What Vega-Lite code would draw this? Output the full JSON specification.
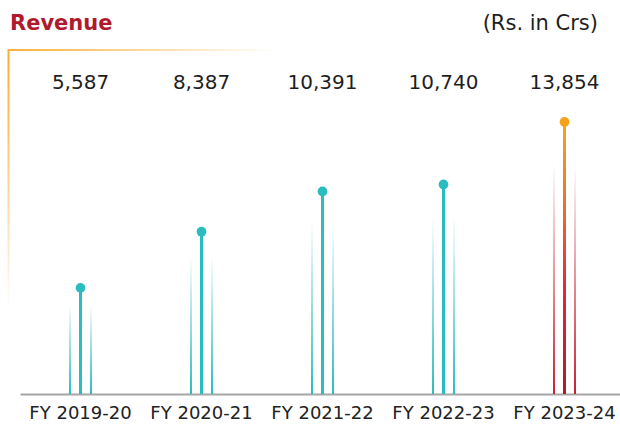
{
  "$schema": "https://vega.github.io/schema/vega-lite/v6.json",
  "autosize": {"type": "none"},
  "width": 600,
  "height": 354,
  "padding": {"left": 20, "top": 40, "right": 0, "bottom": 53},
  "background": "white",
  "config": {
    "view": {"stroke": null},
    "font": "DejaVu Sans"
  },
  "datasets": {
    "rev": [
      {"year": "FY 2019-20", "value": 5587},
      {"year": "FY 2020-21", "value": 8387},
      {"year": "FY 2021-22", "value": 10391},
      {"year": "FY 2022-23", "value": 10740},
      {"year": "FY 2023-24", "value": 13854}
    ]
  },
  "layer": [
    {
      "data": {"name": "rev"},
      "mark": {"type": "bar", "width": 2, "xOffset": -10.5},
      "encoding": {
        "x": {
          "field": "year", "type": "nominal", "sort": null,
          "scale": {"range": [0, 605], "paddingInner": 0, "paddingOuter": 0},
          "axis": {"title": null, "domainColor": "#a6a6a6", "domainWidth": 2, "ticks": false, "labelAngle": 0, "labelFont": "DejaVu Sans", "labelFontSize": 18, "labelColor": "#222222", "labelPadding": 10, "grid": false}
        },
        "y": {"field": "value", "type": "quantitative", "scale": {"domain": [300, 17940], "zero": false, "nice": false}, "axis": null},
        "y2": {"datum": 300},
        "color": {
          "condition": {"test": "datum.year === 'FY 2023-24'", "value": {"gradient": "linear", "x1": 0, "y1": 0, "x2": 0, "y2": 1, "stops": [{"offset": 0, "color": "#ffffff"}, {"offset": 0.15, "color": "#ffffff"}, {"offset": 0.6, "color": "#e68a92"}, {"offset": 1, "color": "#c8202f"}]}},
          "value": {"gradient": "linear", "x1": 0, "y1": 0, "x2": 0, "y2": 1, "stops": [{"offset": 0, "color": "#ffffff"}, {"offset": 0.15, "color": "#ffffff"}, {"offset": 0.6, "color": "#8fdbdc"}, {"offset": 1, "color": "#29bdbf"}]}
        }
      }
    },
    {
      "data": {"name": "rev"},
      "mark": {"type": "bar", "width": 2, "xOffset": 10.5},
      "encoding": {
        "x": {"field": "year", "type": "nominal", "sort": null},
        "y": {"field": "value", "type": "quantitative"},
        "y2": {"datum": 300},
        "color": {
          "condition": {"test": "datum.year === 'FY 2023-24'", "value": {"gradient": "linear", "x1": 0, "y1": 0, "x2": 0, "y2": 1, "stops": [{"offset": 0, "color": "#ffffff"}, {"offset": 0.15, "color": "#ffffff"}, {"offset": 0.6, "color": "#e68a92"}, {"offset": 1, "color": "#c8202f"}]}},
          "value": {"gradient": "linear", "x1": 0, "y1": 0, "x2": 0, "y2": 1, "stops": [{"offset": 0, "color": "#ffffff"}, {"offset": 0.15, "color": "#ffffff"}, {"offset": 0.6, "color": "#8fdbdc"}, {"offset": 1, "color": "#29bdbf"}]}
        }
      }
    },
    {
      "data": {"name": "rev"},
      "mark": {"type": "bar", "width": 3},
      "encoding": {
        "x": {"field": "year", "type": "nominal", "sort": null},
        "y": {"field": "value", "type": "quantitative"},
        "y2": {"datum": 300},
        "color": {
          "condition": {"test": "datum.year === 'FY 2023-24'", "value": {"gradient": "linear", "x1": 0, "y1": 0, "x2": 0, "y2": 1, "stops": [{"offset": 0, "color": "#f9a51b"}, {"offset": 0.3, "color": "#f2702a"}, {"offset": 0.6, "color": "#e6283a"}, {"offset": 1, "color": "#b3182b"}]}},
          "value": "#29bdbf"
        }
      }
    },
    {
      "data": {"name": "rev"},
      "mark": {"type": "point", "filled": true, "size": 95, "opacity": 1},
      "encoding": {
        "x": {"field": "year", "type": "nominal", "sort": null},
        "y": {"field": "value", "type": "quantitative"},
        "color": {
          "condition": {"test": "datum.year === 'FY 2023-24'", "value": "#f7a21b"},
          "value": "#29bdbf"
        }
      }
    },
    {
      "data": {"name": "rev"},
      "mark": {"type": "text", "fontSize": 20, "font": "DejaVu Sans", "color": "#1e1e1e", "baseline": "middle", "align": "center"},
      "encoding": {
        "x": {"field": "year", "type": "nominal", "sort": null},
        "y": {"datum": 15797},
        "text": {"field": "value", "type": "quantitative", "format": ","}
      }
    },
    {
      "data": {"values": [{"note": "(Rs. in Crs)", "year": "FY 2023-24"}]},
      "mark": {"type": "text", "fontSize": 21, "font": "DejaVu Sans", "color": "#1e1e1e", "baseline": "middle", "align": "right", "dx": 33.5},
      "encoding": {
        "x": {"field": "year", "type": "nominal"},
        "y": {"datum": 18737},
        "text": {"field": "note"}
      }
    },
    {
      "data": {"values": [{"note": "Revenue", "year": "FY 2019-20"}]},
      "mark": {"type": "text", "fontSize": 21, "font": "DejaVu Sans", "fontWeight": "bold", "color": "#b01a2c", "baseline": "middle", "align": "left", "dx": -70.5},
      "encoding": {
        "x": {"field": "year", "type": "nominal"},
        "y": {"datum": 18737},
        "text": {"field": "note"}
      }
    },
    {
      "data": {"values": [{"part": "left", "year": "FY 2019-20"}]},
      "mark": {"type": "bar", "width": 2, "xOffset": -72, "color": {"gradient": "linear", "x1": 0, "y1": 0, "x2": 0, "y2": 1, "stops": [{"offset": 0, "color": "#f9ad32"}, {"offset": 0.3, "color": "#fbc068"}, {"offset": 1, "color": "#ffffff"}]}},
      "encoding": {
        "x": {"field": "year", "type": "nominal"},
        "y": {"datum": 17491},
        "y2": {"datum": 4486}
      }
    },
    {
      "data": {"values": [{"part": "top", "year": "FY 2020-21"}]},
      "mark": {"type": "bar", "width": 267, "xOffset": -60, "color": {"gradient": "linear", "x1": 0, "y1": 0, "x2": 1, "y2": 0, "stops": [{"offset": 0, "color": "#f9b13e"}, {"offset": 1, "color": "#ffffff"}]}},
      "encoding": {
        "x": {"field": "year", "type": "nominal"},
        "y": {"datum": 17491},
        "y2": {"datum": 17391}
      }
    }
  ]
}
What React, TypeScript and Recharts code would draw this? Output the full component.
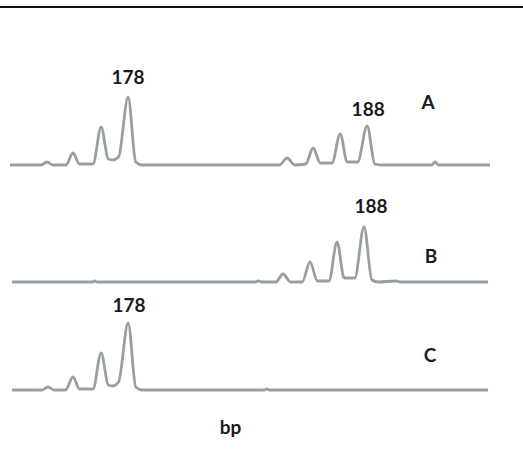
import { LineChart, Line, XAxis, YAxis, ReferenceDot } from 'recharts';

/* -------------------------------------------------------------------------- */
/*  Data (size in bp vs. signal)                                              */
/* -------------------------------------------------------------------------- */

const traceA = [
  { bp: 173.06, rfu: 0 },
  { bp: 174.35, rfu: 0 },
  { bp: 174.61, rfu: 3 },
  { bp: 174.85, rfu: 0 },
  { bp: 175.4, rfu: 0 },
  { bp: 175.69, rfu: 12 },
  { bp: 175.97, rfu: 1 },
  { bp: 176.53, rfu: 1 },
  { bp: 176.87, rfu: 38 },
  { bp: 177.17, rfu: 6 },
  { bp: 177.35, rfu: 5 },
  { bp: 177.6, rfu: 8 },
  { bp: 178.0, rfu: 68 },
  { bp: 178.32, rfu: 3 },
  { bp: 178.58, rfu: 0 },
  { bp: 184.33, rfu: 0 },
  { bp: 184.65, rfu: 7 },
  { bp: 184.97, rfu: 0 },
  { bp: 185.43, rfu: 1 },
  { bp: 185.74, rfu: 17 },
  { bp: 186.04, rfu: 2 },
  { bp: 186.53, rfu: 2 },
  { bp: 186.87, rfu: 31 },
  { bp: 187.17, rfu: 3 },
  { bp: 187.6, rfu: 3 },
  { bp: 188.0, rfu: 39 },
  { bp: 188.32, rfu: 1 },
  { bp: 188.6, rfu: 0 },
  { bp: 190.7, rfu: 0 },
  { bp: 190.84, rfu: 3 },
  { bp: 190.98, rfu: 0 },
  { bp: 193.14, rfu: 0 },
];

const traceB = [
  { bp: 173.14, rfu: 0 },
  { bp: 176.5, rfu: 0 },
  { bp: 176.6, rfu: 1 },
  { bp: 176.7, rfu: 0 },
  { bp: 183.3, rfu: 0 },
  { bp: 183.45, rfu: 1 },
  { bp: 183.6, rfu: 0 },
  { bp: 184.18, rfu: 0 },
  { bp: 184.48, rfu: 8 },
  { bp: 184.8, rfu: 0 },
  { bp: 185.28, rfu: 0 },
  { bp: 185.61, rfu: 20 },
  { bp: 185.92, rfu: 1 },
  { bp: 186.4, rfu: 1 },
  { bp: 186.74, rfu: 40 },
  { bp: 187.04, rfu: 4 },
  { bp: 187.48, rfu: 4 },
  { bp: 187.87, rfu: 55 },
  { bp: 188.2, rfu: 2 },
  { bp: 188.47, rfu: 0 },
  { bp: 189.2, rfu: 1 },
  { bp: 189.4, rfu: 0 },
  { bp: 193.06, rfu: 0 },
];

const traceC = [
  { bp: 173.14, rfu: 0 },
  { bp: 174.4, rfu: 0 },
  { bp: 174.65, rfu: 3 },
  { bp: 174.9, rfu: 0 },
  { bp: 175.38, rfu: 0 },
  { bp: 175.69, rfu: 13 },
  { bp: 175.97, rfu: 1 },
  { bp: 176.53, rfu: 1 },
  { bp: 176.87, rfu: 37 },
  { bp: 177.17, rfu: 5 },
  { bp: 177.35, rfu: 4 },
  { bp: 177.6, rfu: 8 },
  { bp: 178.0, rfu: 67 },
  { bp: 178.32, rfu: 3 },
  { bp: 178.58, rfu: 0 },
  { bp: 183.7, rfu: 0 },
  { bp: 183.8, rfu: 1 },
  { bp: 183.9, rfu: 0 },
  { bp: 193.06, rfu: 0 },
];

const alleleLabels = ['178', '188'];
const traceNames = ['A', 'B', 'C'];

/* -------------------------------------------------------------------------- */
/*  Styles                                                                    */
/* -------------------------------------------------------------------------- */

const X_DOMAIN: [number, number] = [172.64, 194.52];
const LINE = '#979fa3';
const INK = '#1b1b22';
const FONT = 'Lato, "Open Sans", sans-serif';
const labelStyle = { fill: INK, fontSize: 19, fontWeight: 700, fontFamily: FONT };

type Pt = { bp: number; rfu: number };

function Trace({
  data,
  top,
  height,
  bottom = 5,
  children,
  showBp = false,
}: {
  data: Pt[];
  top: number;
  height: number;
  bottom?: number;
  children?: React.ReactNode;
  showBp?: boolean;
}) {
  return (
    <div style={{ position: 'absolute', left: 0, top }}>
      <LineChart width={523} height={height} data={data} margin={{ top: 5, right: 0, bottom, left: 0 }}>
        <XAxis
          dataKey="bp"
          type="number"
          domain={X_DOMAIN}
          allowDataOverflow
          hide={!showBp}
          tick={false}
          axisLine={false}
          tickLine={false}
          height={50}
          label={
            showBp
              ? { value: 'bp', position: 'insideBottom', offset: 6, dx: -31, style: labelStyle }
              : undefined
          }
        />
        <YAxis type="number" domain={[0, 100]} hide />
        <Line
          type="monotone"
          dataKey="rfu"
          stroke={LINE}
          strokeWidth={2.8}
          dot={false}
          isAnimationActive={false}
        />
        {children}
      </LineChart>
    </div>
  );
}

function Tag({ x, y, text, pos = 'top', offset = 12, dx = 0 }: any) {
  return (
    <ReferenceDot
      x={x}
      y={y}
      r={0}
      fill="none"
      stroke="none"
      label={{ value: text, position: pos, offset, dx, style: labelStyle }}
    />
  );
}

export default function App() {
  return (
    <div
      style={{
        position: 'absolute',
        left: 0,
        top: 0,
        width: 523,
        height: 461,
        background: '#fff',
        overflow: 'hidden',
      }}
    >
      <div style={{ position: 'absolute', left: 0, top: 6, width: 523, height: 2, background: '#111' }} />

      <Trace data={traceA} top={60} height={110}>
        {Tag({ x: 178.0, y: 68, text: alleleLabels[0], offset: 13 })}
        {Tag({ x: 188.0, y: 39, text: alleleLabels[1], offset: 10, dx: 1 })}
        {Tag({ x: 190.55, y: 63, text: traceNames[0], pos: 'center' })}
      </Trace>

      <Trace data={traceB} top={177} height={110}>
        {Tag({ x: 187.87, y: 55, text: alleleLabels[1], offset: 14, dx: 7 })}
        {Tag({ x: 190.67, y: 26, text: traceNames[1], pos: 'center' })}
      </Trace>

      <Trace data={traceC} top={285} height={155} bottom={0} showBp>
        {Tag({ x: 178.0, y: 67, text: alleleLabels[0], offset: 11, dx: 1 })}
        {Tag({ x: 190.63, y: 35, text: traceNames[2], pos: 'center' })}
      </Trace>
    </div>
  );
}
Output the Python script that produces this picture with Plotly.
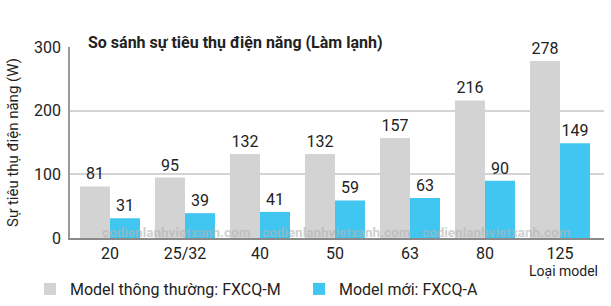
import plotly.graph_objects as go

categories = ["20", "25/32", "40", "50", "63", "80", "125"]
old_values = [81, 95, 132, 132, 157, 216, 278]
new_values = [31, 39, 41, 59, 63, 90, 149]
old_name = "Model thông thường: FXCQ-M"
new_name = "Model mới: FXCQ-A"
y_ticks = [0, 100, 200, 300]

W, H = 611, 306
L, R, T, B = 70, 7, 47, 68
PW = W - L - R
PH = H - T - B

def px_x(px):
    return (px - L) / PW

def px_y(py):
    return (H - B - py) / PH

FONT = "Roboto"
TXT = "#222222"

fig = go.Figure()
fig.add_trace(go.Bar(
    x=categories, y=old_values, name=old_name,
    marker=dict(color="#d3d3d3", line=dict(width=0)),
    text=old_values, textposition="outside",
    textfont=dict(size=16, color=TXT, family=FONT),
    cliponaxis=False, legend="legend",
))
fig.add_trace(go.Bar(
    x=categories, y=new_values, name=new_name,
    marker=dict(color="#40c6f1", line=dict(width=0)),
    text=new_values, textposition="outside",
    textfont=dict(size=16, color=TXT, family=FONT),
    cliponaxis=False, legend="legend2",
))

annotations = []
for xp in [100, 260, 420]:
    annotations.append(dict(
        text="codienlanhvietxanh.com", xref="paper", yref="paper",
        x=px_x(xp), y=px_y(232), xanchor="left", yanchor="middle",
        showarrow=False,
        font=dict(size=13.5, color="rgba(180,180,180,0.65)", family=FONT, weight="bold"),
    ))
annotations.append(dict(
    text="Loại model", xref="paper", yref="paper",
    x=px_x(563), y=px_y(271), xanchor="center", yanchor="middle",
    showarrow=False, font=dict(size=14, color=TXT, family=FONT),
))

fig.update_layout(
    width=W, height=H,
    margin=dict(l=L, r=R, t=T, b=B, autoexpand=False),
    paper_bgcolor="white", plot_bgcolor="white",
    barmode="group", bargap=0.2, bargroupgap=0,
    font=dict(family=FONT, color=TXT),
    title=dict(
        text="<b>So sánh sự tiêu thụ điện năng (Làm lạnh)</b>",
        x=88 / W, xanchor="left", y=1 - 42 / H, yanchor="middle",
        font=dict(size=16, color=TXT, family=FONT),
    ),
    xaxis=dict(
        range=[-0.533, 6.587], showgrid=False, ticks="",
        showline=True, linecolor="#8a8a8a", linewidth=1.5,
        tickfont=dict(size=16, color=TXT, family=FONT),
    ),
    yaxis=dict(
        range=[0, 300], tickvals=y_ticks, showgrid=True,
        gridcolor="#d4d4d4", gridwidth=1.5, zeroline=False,
        showline=True, linecolor="#9a9a9a", linewidth=1.5, ticks="",
        ticklabelstandoff=4,
        tickfont=dict(size=16, color=TXT, family=FONT),
        title=dict(text="Sự tiêu thụ điện năng (W)", standoff=12,
                   font=dict(size=15, color=TXT, family=FONT)),
    ),
    showlegend=True,
    legend=dict(
        orientation="h", xref="container", yref="container",
        x=30 / W, y=1 - 289 / H, xanchor="left", yanchor="middle",
        itemwidth=30,
        font=dict(size=16, color=TXT, family=FONT), bgcolor="rgba(0,0,0,0)",
    ),
    legend2=dict(
        orientation="h", xref="container", yref="container",
        x=299 / W, y=1 - 289 / H, xanchor="left", yanchor="middle",
        itemwidth=30,
        font=dict(size=16, color=TXT, family=FONT), bgcolor="rgba(0,0,0,0)",
    ),
    annotations=annotations,
)

fig.write_html("out.html")
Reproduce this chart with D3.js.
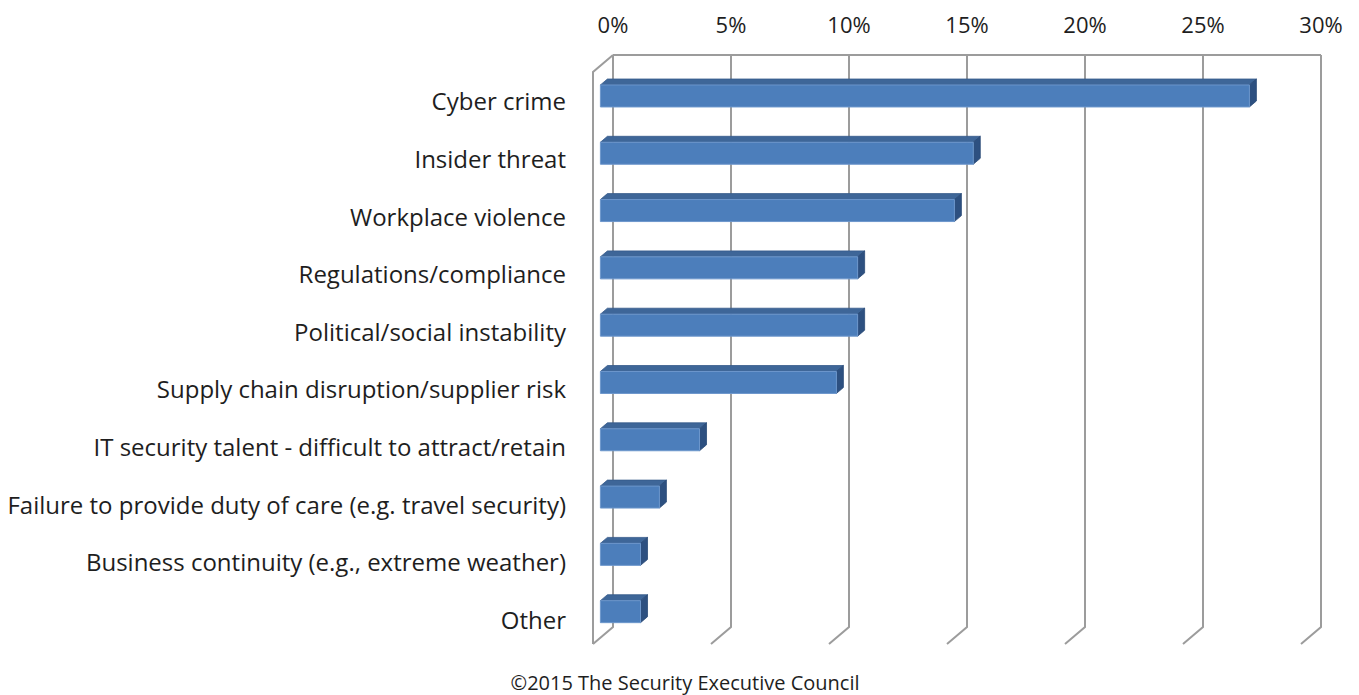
<!DOCTYPE html>
<html>
<head>
<meta charset="utf-8">
<script src="https://cdn.jsdelivr.net/npm/d3@7/dist/d3.min.js"></script>
<style>
  html, body { margin: 0; padding: 0; background: #fff; }
  svg { display: block; }
  text { font-family: "Open Sans", Lato, sans-serif; fill: #1e1e1e; }
</style>
</head>
<body>
<svg id="chart" width="1359" height="695"></svg>
<script>
// ---- data ----
const categories = [
  "Cyber crime",
  "Insider threat",
  "Workplace violence",
  "Regulations/compliance",
  "Political/social instability",
  "Supply chain disruption/supplier risk",
  "IT security talent - difficult to attract/retain",
  "Failure to provide duty of care (e.g. travel security)",
  "Business continuity (e.g., extreme weather)",
  "Other"
];
const values = [27.5, 15.8, 15.0, 10.9, 10.9, 10.0, 4.2, 2.5, 1.7, 1.7];
const tickValues = [0, 5, 10, 15, 20, 25, 30];
const tickLabels = ["0%", "5%", "10%", "15%", "20%", "25%", "30%"];
const footnote = "©2015 The Security Executive Council";

// ---- layout ----
const svg = d3.select("#chart");
const wallTop = 55, wallBottom = 627;
const D = { x: -20, y: 17 };            // depth vector (back -> front)
const barFront = 0.63, barBack = 0.28;  // bar depth fractions

const x = d3.scaleLinear().domain([0, 30]).range([613, 1321]);
const y = d3.scaleBand().domain(categories).range([56.6, 629.6])
  .paddingInner(0.616).paddingOuter(0.308);

const proj = (px, py, d) => [px + d * D.x, py + d * D.y];
const poly = pts => "M" + pts.map(p => p.join(",")).join("L") + "Z";

const grid = svg.append("g").attr("fill", "none")
  .attr("stroke", "#9c9c9c").attr("stroke-width", 2);

// left wall
grid.append("path").attr("d", (() => {
  const a = proj(x(0), wallTop, 0), b = proj(x(0), wallTop, 1),
        c = proj(x(0), wallBottom, 1);
  return "M" + a + "L" + b + "L" + c;
})());
// back wall top border
grid.append("line").attr("x1", x(0)).attr("x2", x(30))
  .attr("y1", wallTop).attr("y2", wallTop);
// gridlines with floor diagonals
tickValues.forEach(v => {
  const a = [x(v), wallTop], b = [x(v), wallBottom], c = proj(x(v), wallBottom, 1);
  grid.append("path").attr("d", "M" + a + "L" + b + "L" + c);
});

// tick labels
svg.append("g").selectAll("text").data(tickValues).join("text")
  .attr("x", d => x(d)).attr("y", 33)
  .attr("text-anchor", "middle")
  .attr("font-size", 22)
  .text((d, i) => tickLabels[i]);

// bars
const bars = svg.append("g");
categories.forEach((c, i) => {
  const v = values[i];
  const y0 = y(c), y1 = y(c) + y.bandwidth();
  const fTL = proj(x(0), y0, barFront), fTR = proj(x(v), y0, barFront),
        fBR = proj(x(v), y1, barFront), fBL = proj(x(0), y1, barFront);
  const bTL = proj(x(0), y0, barBack), bTR = proj(x(v), y0, barBack),
        bBR = proj(x(v), y1, barBack);
  const g = bars.append("g");
  g.append("path").attr("d", poly([fTL, fTR, bTR, bTL]))
    .attr("fill", "#3e6698").attr("stroke", "#365b8a").attr("stroke-width", 0.8);
  g.append("path").attr("d", poly([fTR, bTR, bBR, fBR]))
    .attr("fill", "#2d5080").attr("stroke", "#2a4a76").attr("stroke-width", 0.8);
  g.append("path").attr("d", poly([fTL, fTR, fBR, fBL]))
    .attr("fill", "#4c7ebb").attr("stroke", "#6d97cc").attr("stroke-width", 1);
});

// category labels
svg.append("g").selectAll("text").data(categories).join("text")
  .attr("x", 566)
  .attr("y", (d, i) => y(d) + y.bandwidth() / 2 + barFront * D.y + 6 + i * 0.3)
  .attr("dy", "0.35em")
  .attr("text-anchor", "end")
  .attr("font-size", 24)
  .text(d => d);

// footnote
svg.append("text").attr("x", 685).attr("y", 690)
  .attr("text-anchor", "middle").attr("font-size", 20)
  .text(footnote);
</script>
</body>
</html>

□ □ □ □

▶ TASK BRIEF
Repeat exactly, and only, the entries from the line with "What React, TypeScript" through the line with "XAxis, YAxis, ReferenceDot". Pictures are skipped.

▶ CORRECT RESPONSE
What React, TypeScript and Recharts code would draw this? Output the full component.
import { LineChart, Line, XAxis, YAxis, ReferenceDot } from 'recharts';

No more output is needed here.